Last but not least, not even the differences in comprehension were particularly big between two of the three authors. The distributions of the comprehension values and the readability scores suggest that “jasa” must have had a writing strategy independent of length of sentences and words.

This observation is in accordance with DuBay, p. 116: “‘Don’t write to the formula’, because it is too easy to neglect the other aspects of good writing. Readers need the active voice, action verbs, clear organization and navigation cues, illustrations and captions [...]. More than anything else, they need texts that create and sustain interest.”[1].

On the other hand, we could at least see that the metrics were largely consistent with each other (the Flesch Reading Ease scale is reverted with respect to the others: the higher the score, the easier the text whereas the other approximately translate to “this many years at school this text takes to comprehend”).

7 Conclusion

We have adapted the following four classic readability formulas to Czech: Flesch Reading Ease, Flesch-Kincaid Grade Level, Coleman-Liau Index, and Automatic Readability Index, based on three available English-Czech parallel data sets, using a generic curve-fitting algorithm. The adaptations reached good RMSEs below one grade level on the interpretation scales (cf.
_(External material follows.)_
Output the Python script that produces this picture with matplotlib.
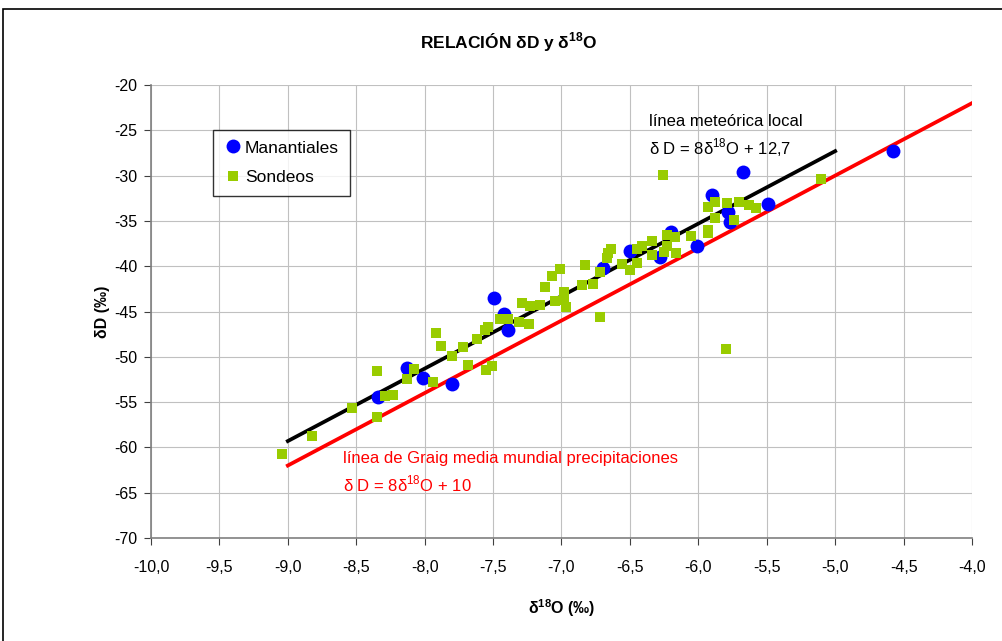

Table 3). Despite historical records on a strong correlation between FRE and reading comprehension, we were not able to detect it on the Czech data with reading comprehension that we had at our disposal.

We will offer these and several more Czech-adapted metrics for incorporation into existing publicly available readability evaluation platforms where Czech is present, such as CTAP and EVALD [5, 33]. In the future, we intend to provide Czech adaptations of other classic readability formulas (e.g. SMOG [35]), especially those considering vocabulary (e.g. the Dale-Chall formula [30]) as a substantial readability feature [36, 37], using the language profiles for Czech as a foreign language.